Evanston, IL
“WILLIAM BLAKE AND THE AGE OF AQUARIUS”
Block Museum of Art at Northwestern University
September 23, 2017–March 11, 2018
Curated by Stephen F. Eisenman
This erudite Summer of Love golden-anniversary exhibition places the Beat-generation muse, proto-hippie, politically radical poet-engraver, and generally unclassifiable William Blake in the context of twentieth-century American art and popular culture. Exuberance is beauty!
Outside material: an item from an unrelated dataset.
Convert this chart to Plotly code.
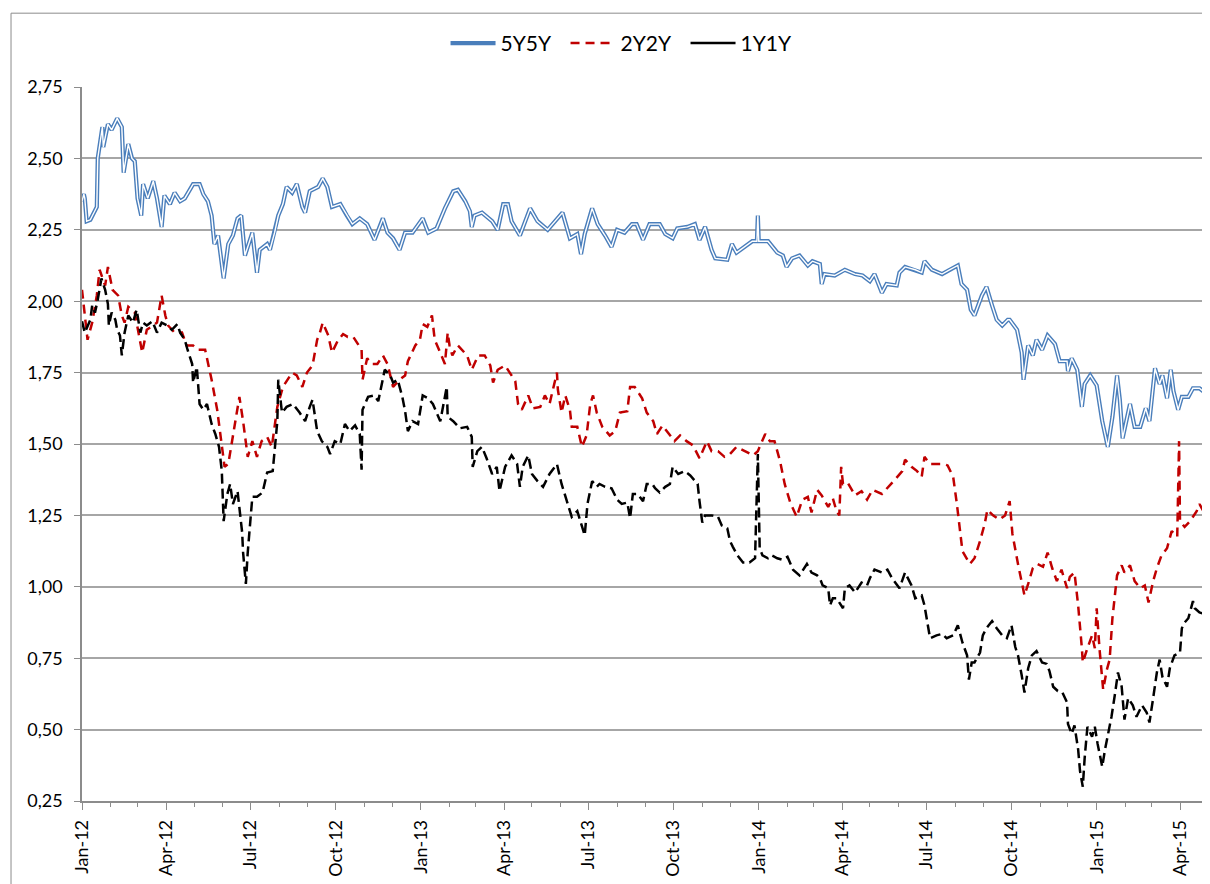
import pandas as pd
import plotly.graph_objects as go

start_date = "2012-01-01"  # day offsets below are counted from this date

# (day offset, value) pairs
fwd_5y5y = [(0,2.35),(2,2.375),(3,2.36),(5,2.28),(9,2.285),(16,2.33),(17,2.50),(22,2.61),(23,2.54),(28,2.62),(32,2.60),(38,2.64),(43,2.61),(45,2.45),(50,2.55),(54,2.50),(57,2.49),(60,2.36),(64,2.30),(66,2.41),(71,2.36),(77,2.42),(81,2.36),(86,2.26),(89,2.37),(95,2.34),(100,2.38),(106,2.35),(111,2.36),(120,2.41),(127,2.41),(131,2.375),(136,2.35),(140,2.30),(143,2.20),(147,2.23),(153,2.08),(158,2.20),(163,2.23),(168,2.29),(172,2.30),(176,2.16),(184,2.24),(189,2.10),(192,2.18),(200,2.20),(203,2.18),(208,2.24),(212,2.30),(217,2.34),(221,2.40),(227,2.38),(232,2.41),(238,2.33),(241,2.31),(246,2.385),(255,2.40),(260,2.43),(265,2.40),(270,2.33),(279,2.34),(286,2.30),(292,2.27),(300,2.29),(308,2.27),(316,2.215),(325,2.29),(330,2.24),(336,2.22),(343,2.18),(349,2.24),(357,2.24),(368,2.29),(374,2.24),(383,2.255),(392,2.325),(401,2.385),(406,2.39),(414,2.35),(419,2.315),(421,2.26),(424,2.30),(432,2.31),(443,2.28),(449,2.25),(455,2.34),(460,2.34),(464,2.28),(473,2.23),(484,2.325),(492,2.28),(503,2.25),(511,2.28),(519,2.31),(527,2.22),(535,2.235),(539,2.165),(543,2.235),(551,2.325),(557,2.27),(565,2.23),(572,2.19),(578,2.25),(586,2.24),(594,2.27),(599,2.27),(606,2.215),(613,2.27),(624,2.27),(630,2.235),(638,2.22),(643,2.255),(654,2.26),(662,2.27),(667,2.215),(673,2.26),(680,2.18),(684,2.15),(697,2.145),(702,2.20),(707,2.17),(716,2.19),(724,2.21),(729,2.21),(730,2.30),(731,2.21),(741,2.21),(751,2.17),(757,2.16),(761,2.12),(767,2.15),(775,2.16),(784,2.125),(789,2.14),(797,2.13),(799,2.06),(802,2.095),(813,2.09),(824,2.11),(835,2.095),(843,2.09),(851,2.07),(856,2.095),(864,2.03),(869,2.06),(880,2.055),(883,2.10),(889,2.12),(900,2.11),(907,2.10),(910,2.14),(918,2.11),(929,2.095),(937,2.11),(946,2.125),(950,2.06),(956,2.04),(960,1.97),(964,1.95),(972,2.02),(977,2.05),(983,1.985),(988,1.935),(994,1.915),(1000,1.935),(1002,1.935),(1010,1.90),(1015,1.82),(1017,1.725),(1022,1.845),(1027,1.81),(1031,1.865),(1037,1.83),(1043,1.88),(1051,1.85),(1056,1.79),(1064,1.79),(1065,1.755),(1069,1.80),(1075,1.76),(1080,1.63),(1083,1.71),(1089,1.74),(1096,1.705),(1102,1.58),(1108,1.49),(1113,1.595),(1118,1.74),(1121,1.655),(1124,1.52),(1132,1.64),(1137,1.56),(1143,1.56),(1149,1.625),(1153,1.58),(1159,1.765),(1164,1.71),(1167,1.74),(1172,1.66),(1176,1.76),(1179,1.685),(1184,1.62),(1188,1.665),(1195,1.665),(1200,1.695),(1207,1.695),(1213,1.68)]

fwd_2y2y = [(0,2.04),(2,1.985),(6,1.865),(11,1.925),(16,2.02),(19,2.11),(25,2.055),(28,2.12),(33,2.04),(39,2.02),(43,1.95),(46,1.925),(50,1.98),(57,1.96),(65,1.82),(70,1.90),(76,1.915),(81,1.925),(86,2.02),(90,1.95),(93,1.915),(100,1.89),(108,1.89),(113,1.845),(120,1.845),(125,1.83),(133,1.83),(140,1.725),(146,1.62),(151,1.50),(154,1.42),(158,1.43),(162,1.51),(167,1.60),(170,1.665),(174,1.58),(177,1.51),(179,1.455),(184,1.51),(189,1.455),(194,1.51),(200,1.525),(205,1.49),(211,1.63),(217,1.70),(227,1.75),(232,1.74),(238,1.70),(243,1.75),(249,1.775),(254,1.865),(257,1.89),(260,1.925),(266,1.88),(270,1.82),(276,1.86),(282,1.885),(287,1.875),(293,1.875),(298,1.85),(302,1.83),(303,1.725),(308,1.80),(313,1.78),(319,1.78),(325,1.81),(330,1.78),(336,1.70),(343,1.725),(349,1.74),(352,1.79),(360,1.845),(365,1.865),(368,1.92),(373,1.91),(378,1.95),(381,1.865),(387,1.82),(392,1.78),(395,1.89),(397,1.845),(400,1.81),(406,1.845),(416,1.81),(421,1.76),(428,1.81),(435,1.81),(441,1.775),(444,1.715),(449,1.76),(457,1.775),(462,1.75),(468,1.72),(471,1.64),(475,1.62),(482,1.67),(487,1.625),(495,1.63),(500,1.67),(505,1.64),(513,1.75),(514,1.69),(518,1.61),(522,1.67),(527,1.62),(529,1.56),(535,1.56),(540,1.49),(545,1.53),(549,1.64),(552,1.67),(556,1.61),(562,1.56),(570,1.53),(576,1.545),(581,1.61),(589,1.615),(592,1.70),(597,1.70),(605,1.66),(610,1.61),(617,1.58),(621,1.535),(627,1.565),(635,1.53),(640,1.51),(646,1.53),(653,1.51),(660,1.495),(667,1.45),(675,1.51),(680,1.475),(687,1.475),(694,1.455),(700,1.465),(707,1.49),(716,1.475),(725,1.46),(730,1.475),(738,1.535),(743,1.51),(748,1.51),(754,1.44),(759,1.36),(765,1.295),(772,1.245),(778,1.305),(784,1.315),(788,1.26),(794,1.34),(799,1.32),(806,1.28),(811,1.31),(815,1.265),(818,1.25),(820,1.42),(822,1.36),(827,1.365),(835,1.32),(842,1.335),(848,1.305),(854,1.34),(864,1.325),(870,1.345),(878,1.375),(886,1.405),(889,1.445),(896,1.42),(902,1.405),(907,1.385),(910,1.455),(916,1.43),(923,1.43),(930,1.43),(935,1.425),(941,1.385),(945,1.29),(948,1.195),(951,1.125),(959,1.08),(964,1.10),(970,1.16),(975,1.22),(978,1.27),(984,1.25),(991,1.235),(997,1.25),(1002,1.30),(1005,1.185),(1011,1.08),(1015,1.02),(1018,0.97),(1022,1.01),(1027,1.065),(1032,1.08),(1038,1.07),(1043,1.12),(1048,1.065),(1053,1.02),(1058,1.06),(1064,0.995),(1067,1.035),(1072,1.05),(1076,0.935),(1080,0.785),(1081,0.735),(1086,0.785),(1091,0.83),(1094,0.785),(1096,0.925),(1099,0.785),(1103,0.64),(1107,0.71),(1110,0.745),(1113,0.89),(1118,1.04),(1123,1.075),(1126,1.05),(1132,1.075),(1137,1.02),(1143,0.995),(1148,1.005),(1152,0.945),(1157,1.02),(1161,1.065),(1166,1.11),(1172,1.135),(1177,1.195),(1183,1.175),(1185,1.51),(1186,1.23),(1191,1.21),(1197,1.23),(1204,1.265),(1207,1.29),(1212,1.26)]

fwd_1y1y = [(0,1.93),(3,1.89),(9,1.935),(11,1.985),(14,1.96),(17,2.005),(21,2.08),(25,2.04),(28,1.99),(29,1.915),(32,1.96),(36,1.935),(38,1.90),(41,1.88),(43,1.81),(46,1.89),(50,1.95),(55,1.925),(59,1.97),(63,1.89),(66,1.925),(70,1.915),(76,1.93),(81,1.89),(86,1.925),(92,1.915),(97,1.90),(103,1.92),(106,1.89),(111,1.865),(114,1.83),(119,1.78),(120,1.715),(124,1.77),(127,1.64),(131,1.62),(135,1.64),(140,1.57),(144,1.535),(148,1.49),(151,1.405),(153,1.23),(157,1.325),(160,1.36),(163,1.29),(168,1.335),(173,1.19),(174,1.12),(177,1.01),(179,1.12),(184,1.315),(189,1.315),(195,1.33),(200,1.40),(206,1.405),(211,1.58),(212,1.725),(216,1.61),(221,1.63),(228,1.64),(235,1.61),(241,1.58),(246,1.63),(249,1.655),(254,1.545),(259,1.51),(265,1.49),(268,1.465),(273,1.51),(279,1.50),(284,1.57),(289,1.545),(295,1.565),(300,1.535),(302,1.41),(303,1.62),(309,1.665),(316,1.67),(320,1.65),(324,1.715),(327,1.76),(333,1.74),(336,1.715),(341,1.725),(346,1.665),(349,1.615),(352,1.545),(357,1.58),(363,1.57),(368,1.67),(374,1.66),(379,1.64),(387,1.58),(394,1.70),(395,1.595),(401,1.58),(408,1.555),(416,1.56),(421,1.525),(422,1.42),(427,1.475),(432,1.49),(437,1.45),(443,1.395),(448,1.42),(451,1.335),(457,1.42),(464,1.46),(470,1.43),(473,1.35),(476,1.42),(482,1.46),(486,1.395),(492,1.37),(498,1.35),(505,1.395),(513,1.43),(518,1.36),(525,1.29),(529,1.245),(535,1.265),(540,1.215),(543,1.18),(546,1.29),(551,1.37),(556,1.35),(559,1.36),(565,1.35),(572,1.345),(578,1.305),(583,1.29),(589,1.295),(592,1.24),(595,1.325),(600,1.325),(606,1.30),(610,1.36),(616,1.36),(619,1.345),(624,1.33),(630,1.35),(635,1.36),(638,1.42),(644,1.395),(651,1.405),(657,1.39),(662,1.37),(665,1.36),(667,1.30),(670,1.225),(673,1.25),(680,1.25),(687,1.245),(691,1.215),(697,1.205),(700,1.16),(703,1.14),(708,1.11),(714,1.085),(721,1.085),(727,1.10),(730,1.465),(732,1.135),(735,1.11),(741,1.10),(745,1.11),(751,1.10),(756,1.095),(762,1.105),(768,1.06),(775,1.04),(783,1.08),(788,1.05),(794,1.04),(797,1.03),(800,1.005),(806,0.995),(808,0.935),(811,0.96),(815,0.96),(822,0.925),(824,0.995),(829,1.005),(835,0.98),(842,1.015),(848,1.005),(851,1.03),(856,1.06),(864,1.05),(870,1.06),(875,1.03),(883,0.995),(889,1.05),(896,1.005),(900,0.96),(907,0.97),(910,0.935),(914,0.855),(916,0.82),(923,0.83),(929,0.835),(934,0.82),(941,0.83),(946,0.865),(951,0.805),(956,0.76),(958,0.675),(961,0.735),(964,0.735),(970,0.77),(973,0.83),(977,0.855),(983,0.88),(988,0.855),(994,0.83),(999,0.82),(1004,0.865),(1008,0.79),(1011,0.76),(1015,0.69),(1018,0.63),(1022,0.715),(1026,0.76),(1031,0.775),(1037,0.735),(1042,0.73),(1045,0.705),(1049,0.65),(1054,0.635),(1059,0.63),(1064,0.595),(1065,0.52),(1069,0.485),(1072,0.515),(1076,0.43),(1078,0.355),(1081,0.30),(1083,0.40),(1086,0.51),(1091,0.475),(1094,0.51),(1097,0.45),(1102,0.37),(1105,0.43),(1108,0.475),(1112,0.545),(1116,0.63),(1119,0.70),(1123,0.65),(1126,0.535),(1130,0.61),(1135,0.585),(1139,0.545),(1145,0.585),(1150,0.56),(1153,0.525),(1157,0.61),(1161,0.70),(1164,0.745),(1167,0.685),(1172,0.65),(1175,0.715),(1180,0.76),(1186,0.77),(1188,0.855),(1191,0.875),(1195,0.89),(1200,0.95),(1202,0.925),(1207,0.91),(1212,0.905)]

series_names = ["5Y5Y", "2Y2Y", "1Y1Y"]
y_ticks = [0.25, 0.50, 0.75, 1.00, 1.25, 1.50, 1.75, 2.00, 2.25, 2.50, 2.75]
x_range = ["2012-01-01", "2015-04-28"]

base = pd.Timestamp(start_date)


def unpack(pairs):
    d = [base + pd.Timedelta(days=p[0]) for p in pairs]
    v = [p[1] for p in pairs]
    return d, v


x5, y5 = unpack(fwd_5y5y)
x2, y2 = unpack(fwd_2y2y)
x1, y1 = unpack(fwd_1y1y)

BLUE = "#4a7ebb"
RED = "#c00000"
GREY = "#8c8c8c"
FONT = "Lato"

fig = go.Figure()
# 5Y5Y: double line (blue outline, white core)
fig.add_trace(go.Scatter(x=x5, y=y5, mode="lines", name=series_names[0],
                         line=dict(color=BLUE, width=4.2), legendgroup="a"))
fig.add_trace(go.Scatter(x=x5, y=y5, mode="lines", showlegend=False,
                         line=dict(color="white", width=1.4), legendgroup="a",
                         hoverinfo="skip"))
fig.add_trace(go.Scatter(x=x2, y=y2, mode="lines", name=series_names[1],
                         line=dict(color=RED, width=2.5, dash="9px,6px")))
fig.add_trace(go.Scatter(x=x1, y=y1, mode="lines", showlegend=False,
                         line=dict(color="black", width=2.5, dash="10px,5px"),
                         legendgroup="c"))
fig.add_trace(go.Scatter(x=[None], y=[None], mode="lines", name=series_names[2],
                         line=dict(color="black", width=2.5), legendgroup="c"))

# the page body adds an 8px offset, so the figure is 8px smaller than the window
fig.update_layout(
    width=1202, height=876,
    margin=dict(l=74, r=5, t=79, b=83),
    paper_bgcolor="white", plot_bgcolor="white",
    separators=", ",
    font=dict(family=FONT, size=18, color="black"),
    showlegend=True,
    legend=dict(orientation="h", x=0.484, xanchor="center", y=1.061, yanchor="middle",
                font=dict(size=21), itemwidth=45, entrywidth=60,
                bgcolor="rgba(0,0,0,0)", traceorder="normal"),
    xaxis=dict(
        type="date", range=x_range,
        tick0="2012-01-01", dtick="M3", tickformat="%b-%y", tickangle=-90,
        ticks="outside", ticklen=7, tickcolor=GREY, tickwidth=1,
        showline=True, linecolor=GREY, linewidth=1.5,
        showgrid=False, zeroline=False,
        minor=dict(dtick="M1", tick0="2012-01-01", ticks="outside", ticklen=4,
                   tickcolor=GREY, showgrid=False),
        ticklabelstandoff=3,
    ),
    yaxis=dict(
        range=[0.25, 2.75], tickvals=y_ticks, tickformat=".2f",
        ticks="outside", ticklen=6, tickcolor=GREY,
        showline=True, linecolor=GREY, linewidth=1.5,
        showgrid=True, gridcolor="#a6a6a6", gridwidth=1.5, zeroline=False,
        ticklabelstandoff=8,
    ),
    shapes=[dict(type="rect", xref="paper", yref="paper",
                 x0=-0.0632, x1=1.02, y0=-0.15, y1=1.1034,
                 line=dict(color=GREY, width=1), fillcolor="rgba(0,0,0,0)",
                 layer="below")],
)

fig.write_html("out.html")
Identifying Allen Ginsberg, Agnes Martin, Maurice Sendak, counterculture communards, and the Fugs (to name a few) as Blake’s successors, the show features more than fifty of Blake’s engravings, etchings, watercolors, and illustrations, as well as some 150 paintings, drawings, photographs, film clips, and LPs from the 1950s, ’60s, and ’70s. The accompanying catalogue includes startling, if apt, pairings, putting Blake’s watercolor Jacob’s Dream, ca. 1789–1806, opposite a 1967 Victor Moscoso poster for the Doors. Similarly, Blake’s radiant The Dance of Albion, 1795, and his monstrous miniature The Ghost of a Flea, ca. 1819–20, are juxtaposed, respectively, with two of Wallace Berman’s 1958 untitled portraits of Jay DeFeo and a still from Creature from the Black Lagoon (1954).